У твоей могилы голова моя становится ясной, легкой. Мы снова вместе. Я не одна. И нет для меня в эти минуты никаких проблем, никаких вопросов, все просто и светло, как в детстве. Мир стоит и плывет в обе стороны, как мысли. Смешиваются времена, сходятся дороги, сжимаются расстояния, и сквозь этот наплыв видений и образов пробивается эхо наших голосов – в час, когда мы молча шепчемся на голубой скамейке у твоей могилы.

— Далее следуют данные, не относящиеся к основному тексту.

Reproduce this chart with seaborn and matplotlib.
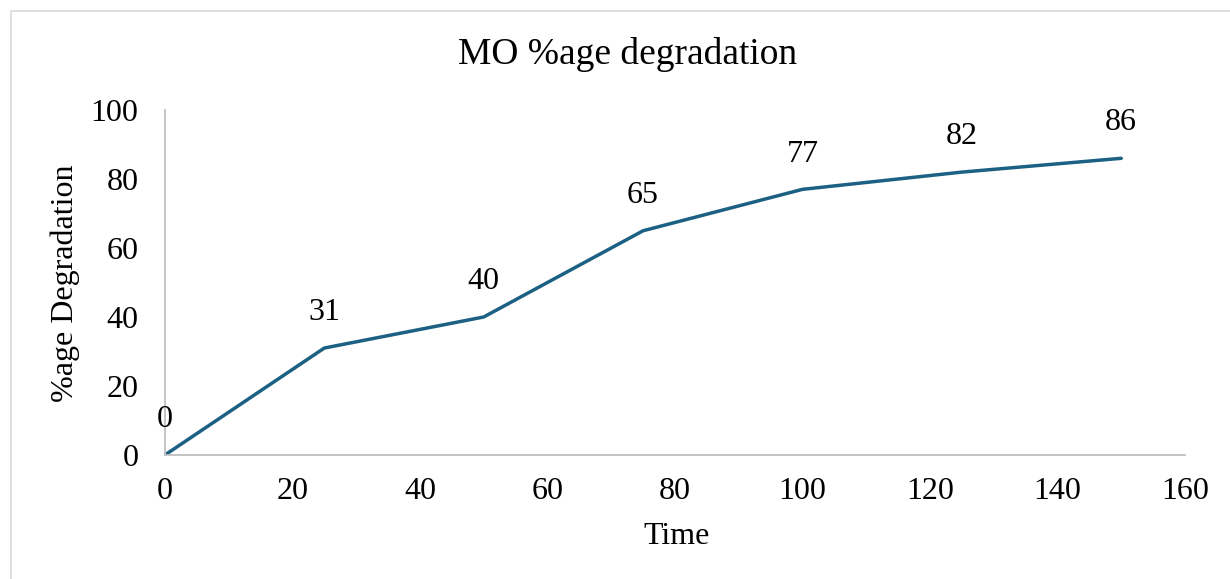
import numpy as np
import pandas as pd
import matplotlib
matplotlib.use("Agg")
import matplotlib.pyplot as plt
import seaborn as sns

# ── Data ─────────────────────────────────────────────────────────────────────
time = [0, 25, 50, 75, 100, 125, 150]
degradation = [0, 31, 40, 65, 77, 82, 86]
x_ticks = [0, 20, 40, 60, 80, 100, 120, 140, 160]
y_ticks = [0, 20, 40, 60, 80, 100]

df = pd.DataFrame({"Time": time, "Degradation": degradation})

sns.set_theme(style="white")
plt.rcParams["font.family"] = ["Liberation Serif", "DejaVu Serif"]
plt.rcParams["text.color"] = "black"

LINE = "#1c6183"
AXIS = "#bfbfbf"
FS = 23

fig = plt.figure(figsize=(12.3, 5.79), dpi=100)
ax = fig.add_axes([0.1341, 0.2142, 0.8293, 0.5958])

sns.lineplot(data=df, x="Time", y="Degradation", ax=ax, color=LINE, linewidth=2.5)

for t, d in zip(time, degradation):
    ax.annotate(f"{d}", (t, d), xytext=(0, 15), textcoords="offset points",
                ha="center", va="bottom", fontsize=FS, color="black")

ax.set_xlim(0, 160)
ax.set_ylim(0, 100)
ax.set_xticks(x_ticks)
ax.set_yticks(y_ticks)
ax.tick_params(axis="both", length=0, labelsize=FS, colors="black")
ax.tick_params(axis="x", pad=16)
ax.tick_params(axis="y", pad=19)

for side in ["top", "right"]:
    ax.spines[side].set_visible(False)
for side in ["left", "bottom"]:
    ax.spines[side].set_color(AXIS)
    ax.spines[side].set_linewidth(1.3)

ax.set_xlabel("")
ax.set_ylabel("")
fig.text(677 / 1230, 1 - 537 / 579, "Time", ha="center", va="center", fontsize=FS, color="black")
fig.text(65 / 1230, 1 - 283 / 579, "%age Degradation", ha="center", va="center",
         rotation=90, fontsize=FS, color="black")
fig.text(628 / 1230, 1 - 55 / 579, "MO %age degradation", ha="center", va="center",
         fontsize=27, color="black")

# outer chart border (Excel style)
fig.patches.append(plt.Rectangle((11 / 1230, -0.01), 1.1, 1 - 11 / 579 + 0.01,
                                 transform=fig.transFigure, fill=False,
                                 edgecolor="#d9d9d9", linewidth=1.2))

plt.savefig("out.png", dpi=100)
plt.close()
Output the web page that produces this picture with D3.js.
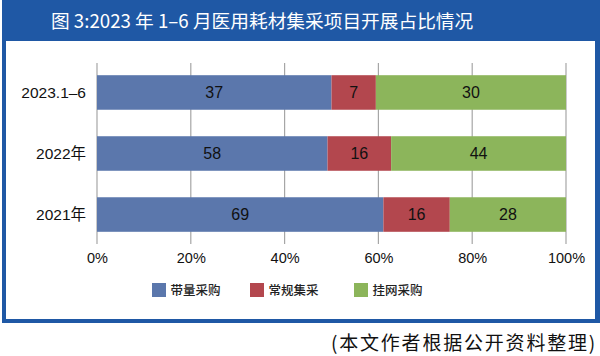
<!DOCTYPE html>
<html><head><meta charset="utf-8">
<script src="https://cdn.jsdelivr.net/npm/d3@7"></script>
<style>body{margin:0;background:#fff}svg{display:block}</style>
</head><body>
<script>
const categories = ["2023.1–6", "2022年", "2021年"];
const seriesNames = ["带量采购", "常规集采", "挂网采购"];
const volumePurchase = [37, 58, 69];
const regularCollect = [7, 16, 16];
const onlinePurchase = [30, 44, 28];
const xTicks = [0, 0.2, 0.4, 0.6, 0.8, 1.0];
const colors = ["#5b77ac", "#b3474e", "#8cb55b"];
const titleText = "图 3:2023 年 1–6 月医用耗材集采项目开展占比情况";
const sourceText = "(本文作者根据公开资料整理)";

const W = 600, H = 356;
const svg = d3.select("body").append("svg").attr("width", W).attr("height", H);
const frameBlue = "#1f58a5";
const latin = "'Liberation Sans', Arial, 'Noto Sans CJK SC', sans-serif";
const cjk = "'Noto Sans CJK SC', 'Liberation Sans', sans-serif";

// frame
svg.append("rect").attr("x", 2).attr("y", 0).attr("width", 598).attr("height", 41).attr("fill", frameBlue);
svg.append("rect").attr("x", 2).attr("y", 0).attr("width", 4).attr("height", 323).attr("fill", frameBlue);
svg.append("rect").attr("x", 595).attr("y", 0).attr("width", 5).attr("height", 323).attr("fill", frameBlue);
svg.append("rect").attr("x", 2).attr("y", 319).attr("width", 598).attr("height", 4).attr("fill", frameBlue);

svg.append("text").attr("x", 51).attr("y", 27.5).attr("fill", "#fff")
  .attr("font-family", cjk).attr("font-size", 18.7).attr("font-weight", 400)
  .text(titleText);

const rows = categories.map((c, i) => {
  const vals = [volumePurchase[i], regularCollect[i], onlinePurchase[i]];
  const total = d3.sum(vals);
  let acc = 0;
  return {cat: c, segs: vals.map((v, k) => { const s = {k, v, x0: acc / total, x1: (acc + v) / total}; acc += v; return s; })};
});

const x = d3.scaleLinear().domain([0, 1]).range([97, 566]);
const y = d3.scaleBand().domain(categories).range([63, 244]).paddingInner(0.434).paddingOuter(0.2);

// gridlines
svg.append("g").selectAll("line").data(xTicks).join("line")
  .attr("x1", d => x(d)).attr("x2", d => x(d)).attr("y1", 63).attr("y2", 244)
  .attr("stroke", "#a6a6a6").attr("stroke-width", 1.2);

const g = svg.append("g");
rows.forEach(r => {
  g.selectAll(null).data(r.segs).join("rect")
    .attr("x", d => x(d.x0)).attr("width", d => x(d.x1) - x(d.x0))
    .attr("y", y(r.cat)).attr("height", y.bandwidth())
    .attr("fill", d => colors[d.k]);
  g.selectAll(null).data(r.segs).join("text")
    .attr("x", d => (x(d.x0) + x(d.x1)) / 2).attr("y", y(r.cat) + y.bandwidth() / 2 + 5.5)
    .attr("text-anchor", "middle").attr("font-family", latin).attr("font-size", 16).attr("fill", "#111")
    .text(d => d.v);
});

// y labels
svg.append("g").selectAll("text").data(categories).join("text")
  .attr("x", 86).attr("y", d => y(d) + y.bandwidth() / 2 + 5.5)
  .attr("text-anchor", "end").attr("font-family", latin).attr("font-size", 15.5).attr("fill", "#111")
  .text(d => d);

// x axis labels
const xAxis = d3.axisBottom(x).tickValues(xTicks).tickFormat(d3.format(".0%")).tickSize(0).tickPadding(0);
const ax = svg.append("g").attr("transform", "translate(0,250)").call(xAxis);
ax.select(".domain").remove();
ax.selectAll("text").attr("font-family", latin).attr("font-size", 14.5).attr("fill", "#111").attr("dy", "0.9em");

// legend
const legX = [152, 250, 354];
const leg = svg.append("g").selectAll("g").data(seriesNames).join("g")
  .attr("transform", (d, i) => `translate(${legX[i]},283)`);
leg.append("rect").attr("width", 14).attr("height", 14).attr("fill", (d, i) => colors[i]);
leg.append("text").attr("x", 18.5).attr("y", 12).attr("font-family", cjk).attr("font-size", 12.5)
  .attr("font-weight", 500).attr("fill", "#222").text(d => d);

// source
svg.append("text").attr("x", 597).attr("y", 350).attr("text-anchor", "end")
  .attr("font-family", cjk).attr("font-size", 19).attr("letter-spacing", 1.8).attr("fill", "#111")
  .text(sourceText);
</script>
</body></html>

Раньше я навещала тебя часто, почти каждый день. Потом мы условились, что я буду приходить по субботам. Ты согласился. Не с радостью, а так: «Ничего, мол, не поделаешь, маленькая Веруся, ходи хоть по субботам». Знаю. Все знаю, но что поделаешь, мне надо выжить, Назым. Помоги.

Утром я обычно еду на базар и покупаю тебе цветы. Я выбираю их так тщательно, как будто от их красоты и свежести что-то зависит, что-то переменится к лучшему у нас с тобой. Первое время я приезжала к тебе в такси. Твой шофер не оставлял мне ключей от гаража, боялся, что сяду за руль – разобьюсь. Не нарочно, конечно, по рассеянности. Хороший человек, все-таки жалел. Потом однажды дал повести машину. С тех пор я приезжаю к тебе на нашей «Красной шапочке». Вхожу в кладбищенские ворота как к себе домой. Сначала каждый шаг давался с трудом. Теперь – как к себе домой. Еще лейку прихватываю у смотрительницы возле ворот, метлу – полить розы, убрать вокруг. Иду и знаю, ты сидишь и ждешь на краю скамейки. На самом краю. И хоть пять человек на скамейку садись – не помешаешь. Сидишь и ждешь, как усталые больные в больницах в приемные часы. И каждый раз тебе кажется, что я не приду, что-нибудь у меня случится, помешает прийти… точь-в-точь как больные в больницах, сомневаешься. А я иду и вовсе сначала на нашу скамейку не смотрю, словно ее и нет. Цветы складываю на землю. Проверяю могилу, все ли в порядке. Смотрю: вот цветы – не мои. Кто-то приходил. Иногда нахожу сласти, например, пакет миндаля в сахаре. Без сомнения, они с твоей родины.